Sahabenin akledemediği(!)
Bütün bunlara nereden geldik? Ayetli, dualı pasta törenlerinin kutlu doğum haftası münasebetiyle gündeme getirilmesi, Müslüman zihnin otantik olandan kopunca nerelere savrulabileceğini göstermiştir. Her şeyden önce kendisi de aslı itibariyle modern bir kurgu olan kutlu doğum haftası, 12 Eylül darbecilerinin icazetiyle 1989’dan beri kutlanmaktadır. Sahabenin, tabiinin ve tebe-i tabiinin -haşa-  akledemediği bir kutlamayı dönemin idarecileri önce Hicri takvime göre başlatmış, ardından her sene farklı zaman dilimlerine yayılan dağınıklığı gidermek için Hazreti Peygamber’in doğum günü olan 20 Nisan gününün haftasına sabitlemişlerdir. Fakat o haftanın aynı zamanda 23 Nisan bayramı ile çakışması, yeni bir taşınmayı zorunlu hale getirmiş; kutlu doğum haftası, ilgisiz biçimde 14 Nisan itibariyle başlatılmıştır. Tabii, Allah Rasulü’nün doğumu, insan elinde acıkınca yiyebildiği bir puta dönüşünce, o hafta boyunca, maksadı aşan ya da maksadı anlaşılamayan uygulamalar da ortaya çıkmıştır. Gözyaşı geceleri adı altında Peygamberin şahsı manevisini sahne performansına dönüştürenler, gökten kamyonete indirip dizi setlerinde figürana çevirenler, yakmayan kefen ve kıblesini şaşırmış Çin malı pusulalı seccade pazarlayanlar, temsili Kâbe’yi şehir meydanına dikmekle farkında olmadan Ebrehe’ye telmihte bulunurken gerçekte matah bir şey yaptığını sananlar olur da, pastaya ayet-hadis yazıp acıkınca yiyenler olmaz mı? Kendisinde liyakat olmayınca dindarlığa sadakat arz eden bürokrat, tüccar ve gazeteci taifesinin revaçta olduğu yerde olur elbet.

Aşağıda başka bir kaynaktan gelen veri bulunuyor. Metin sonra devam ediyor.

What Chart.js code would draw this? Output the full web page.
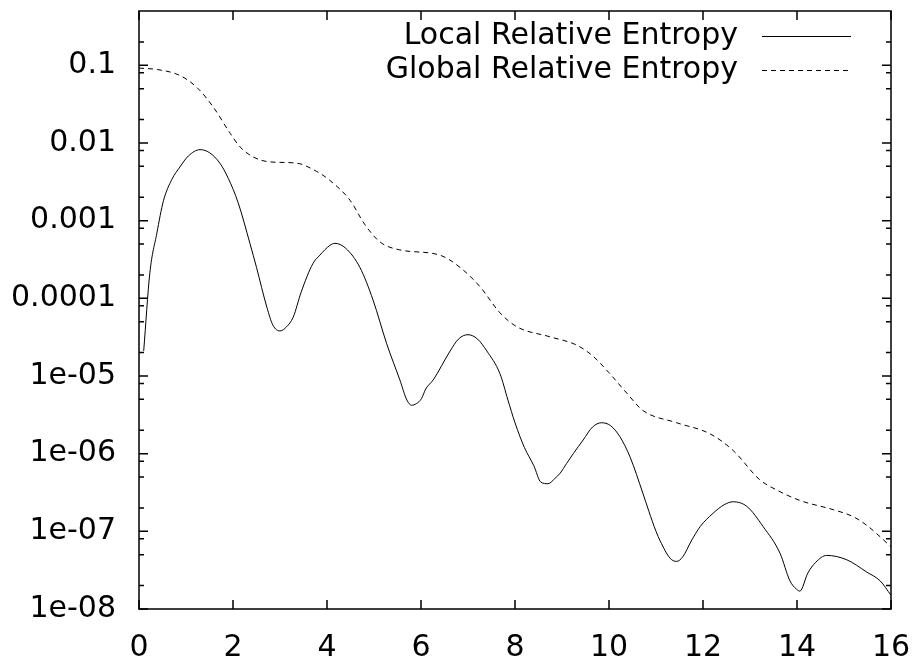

Evet, Müslümanların modernlik karşısında bir saldırı altında olduğu ve pek çok sorunun bu ağır hücumdan kaynaklandığı doğrudur. Ancak kendi ürettiği malzemeyi kutsal ile bezeyip değerleri dekora ve detaya dönüştüren, delil ile varlığın yerini karıştıran bu bir nevi paganizm, modernitenin saldırmasına gerek bile kalmadan kendi kendini vuran bir anlayıştır. Mesele gayet sade: Düşmanın silahıyla silahlanın elbette, ama o silahla kendinizi vurmayın!